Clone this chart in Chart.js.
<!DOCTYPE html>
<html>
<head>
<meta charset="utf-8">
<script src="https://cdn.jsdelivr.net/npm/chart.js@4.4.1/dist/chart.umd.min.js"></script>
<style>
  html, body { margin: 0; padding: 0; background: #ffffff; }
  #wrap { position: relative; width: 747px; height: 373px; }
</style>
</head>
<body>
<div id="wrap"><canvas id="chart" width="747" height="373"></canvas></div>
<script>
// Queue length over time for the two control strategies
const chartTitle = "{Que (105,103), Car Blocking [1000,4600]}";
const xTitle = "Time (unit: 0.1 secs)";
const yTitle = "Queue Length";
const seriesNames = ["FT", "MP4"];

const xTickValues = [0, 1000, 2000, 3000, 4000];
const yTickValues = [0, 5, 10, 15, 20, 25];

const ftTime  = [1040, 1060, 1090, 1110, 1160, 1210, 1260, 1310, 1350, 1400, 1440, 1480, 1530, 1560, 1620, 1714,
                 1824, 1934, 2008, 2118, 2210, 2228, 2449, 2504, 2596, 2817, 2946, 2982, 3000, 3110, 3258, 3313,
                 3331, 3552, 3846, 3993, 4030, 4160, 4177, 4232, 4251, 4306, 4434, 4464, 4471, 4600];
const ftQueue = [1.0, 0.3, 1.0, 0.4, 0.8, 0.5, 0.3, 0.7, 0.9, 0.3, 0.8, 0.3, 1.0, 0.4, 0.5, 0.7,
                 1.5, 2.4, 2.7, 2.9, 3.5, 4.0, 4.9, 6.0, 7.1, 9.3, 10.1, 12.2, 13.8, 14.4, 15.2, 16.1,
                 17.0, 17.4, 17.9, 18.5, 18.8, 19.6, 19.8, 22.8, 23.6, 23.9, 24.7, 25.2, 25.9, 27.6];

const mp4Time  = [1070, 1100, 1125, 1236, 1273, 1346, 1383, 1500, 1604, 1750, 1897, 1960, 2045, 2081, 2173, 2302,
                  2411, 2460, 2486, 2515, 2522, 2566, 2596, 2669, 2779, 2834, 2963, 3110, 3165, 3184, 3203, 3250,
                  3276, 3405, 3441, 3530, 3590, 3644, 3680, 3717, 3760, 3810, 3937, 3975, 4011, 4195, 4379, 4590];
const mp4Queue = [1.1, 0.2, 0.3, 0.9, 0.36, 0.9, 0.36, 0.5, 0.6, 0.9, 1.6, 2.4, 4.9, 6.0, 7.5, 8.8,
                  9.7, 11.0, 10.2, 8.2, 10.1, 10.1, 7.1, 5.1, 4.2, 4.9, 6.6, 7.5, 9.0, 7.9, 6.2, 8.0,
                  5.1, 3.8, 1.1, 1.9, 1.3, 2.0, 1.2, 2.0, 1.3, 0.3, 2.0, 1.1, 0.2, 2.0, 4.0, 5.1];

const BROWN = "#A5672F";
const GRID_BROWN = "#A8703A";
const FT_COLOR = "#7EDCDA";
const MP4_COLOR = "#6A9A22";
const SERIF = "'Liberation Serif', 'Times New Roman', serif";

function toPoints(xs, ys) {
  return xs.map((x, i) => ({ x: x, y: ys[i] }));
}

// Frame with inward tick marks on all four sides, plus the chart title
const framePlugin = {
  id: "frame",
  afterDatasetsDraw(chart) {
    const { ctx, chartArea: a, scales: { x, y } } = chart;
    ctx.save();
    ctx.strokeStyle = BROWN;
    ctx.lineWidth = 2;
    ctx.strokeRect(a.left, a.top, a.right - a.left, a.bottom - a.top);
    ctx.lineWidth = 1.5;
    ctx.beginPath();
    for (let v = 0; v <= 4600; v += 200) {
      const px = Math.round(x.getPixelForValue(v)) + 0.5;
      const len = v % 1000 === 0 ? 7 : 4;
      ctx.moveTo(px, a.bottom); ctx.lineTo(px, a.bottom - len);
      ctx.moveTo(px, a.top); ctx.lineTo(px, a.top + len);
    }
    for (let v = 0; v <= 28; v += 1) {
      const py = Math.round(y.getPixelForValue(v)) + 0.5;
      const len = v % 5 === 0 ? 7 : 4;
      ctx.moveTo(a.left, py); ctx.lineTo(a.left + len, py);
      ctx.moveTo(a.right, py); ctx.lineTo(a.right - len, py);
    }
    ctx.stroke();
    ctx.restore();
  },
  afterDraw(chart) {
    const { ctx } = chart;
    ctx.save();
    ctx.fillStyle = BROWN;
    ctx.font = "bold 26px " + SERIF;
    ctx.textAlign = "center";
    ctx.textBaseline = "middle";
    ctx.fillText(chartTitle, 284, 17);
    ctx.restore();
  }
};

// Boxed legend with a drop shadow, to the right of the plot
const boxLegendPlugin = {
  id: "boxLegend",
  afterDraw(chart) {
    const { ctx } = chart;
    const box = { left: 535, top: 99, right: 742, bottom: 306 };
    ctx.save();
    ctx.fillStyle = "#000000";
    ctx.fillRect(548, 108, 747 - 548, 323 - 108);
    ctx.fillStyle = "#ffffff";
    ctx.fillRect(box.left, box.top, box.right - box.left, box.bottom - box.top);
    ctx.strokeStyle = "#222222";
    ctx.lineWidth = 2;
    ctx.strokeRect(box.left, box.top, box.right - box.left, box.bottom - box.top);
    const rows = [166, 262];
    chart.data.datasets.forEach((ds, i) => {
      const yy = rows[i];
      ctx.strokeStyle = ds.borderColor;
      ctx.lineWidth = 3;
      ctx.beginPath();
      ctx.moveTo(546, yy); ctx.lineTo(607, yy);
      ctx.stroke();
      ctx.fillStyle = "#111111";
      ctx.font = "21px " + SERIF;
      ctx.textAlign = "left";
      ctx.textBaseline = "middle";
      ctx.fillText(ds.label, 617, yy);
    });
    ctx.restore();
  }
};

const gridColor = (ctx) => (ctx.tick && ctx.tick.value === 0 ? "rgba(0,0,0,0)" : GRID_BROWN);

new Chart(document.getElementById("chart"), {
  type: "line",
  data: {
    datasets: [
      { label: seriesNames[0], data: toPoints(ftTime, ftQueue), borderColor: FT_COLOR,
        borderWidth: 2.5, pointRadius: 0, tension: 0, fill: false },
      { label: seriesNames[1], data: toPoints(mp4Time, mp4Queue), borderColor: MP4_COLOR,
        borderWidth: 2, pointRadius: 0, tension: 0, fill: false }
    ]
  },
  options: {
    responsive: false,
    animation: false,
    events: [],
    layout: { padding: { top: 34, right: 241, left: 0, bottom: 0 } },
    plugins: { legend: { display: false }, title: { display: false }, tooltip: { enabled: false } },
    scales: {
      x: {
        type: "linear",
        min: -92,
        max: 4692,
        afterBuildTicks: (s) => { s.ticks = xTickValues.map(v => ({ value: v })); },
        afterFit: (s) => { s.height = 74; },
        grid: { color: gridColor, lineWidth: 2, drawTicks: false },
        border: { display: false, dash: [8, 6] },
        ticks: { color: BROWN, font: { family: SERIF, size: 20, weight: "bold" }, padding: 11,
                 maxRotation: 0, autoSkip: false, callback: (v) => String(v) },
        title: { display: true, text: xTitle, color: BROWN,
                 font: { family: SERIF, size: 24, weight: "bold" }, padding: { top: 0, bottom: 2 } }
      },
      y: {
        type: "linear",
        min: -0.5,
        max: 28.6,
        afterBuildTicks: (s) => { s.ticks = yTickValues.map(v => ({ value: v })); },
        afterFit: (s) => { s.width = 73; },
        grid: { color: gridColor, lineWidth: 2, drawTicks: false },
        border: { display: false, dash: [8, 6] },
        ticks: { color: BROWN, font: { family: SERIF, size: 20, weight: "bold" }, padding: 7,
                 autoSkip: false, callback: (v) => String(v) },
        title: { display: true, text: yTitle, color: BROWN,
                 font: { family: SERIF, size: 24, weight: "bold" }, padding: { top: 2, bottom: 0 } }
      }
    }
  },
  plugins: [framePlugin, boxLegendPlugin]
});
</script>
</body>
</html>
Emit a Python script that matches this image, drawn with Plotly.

—————

- [JOB]
Copy all lines from the material that contain "script".

- [EXERCISE ANSWER]
<script src="https://cdn.jsdelivr.net/npm/chart.js@4.4.1/dist/chart.umd.min.js"></script>
<script>
</script>
Emit a Python script that matches this image, drawn with Plotly.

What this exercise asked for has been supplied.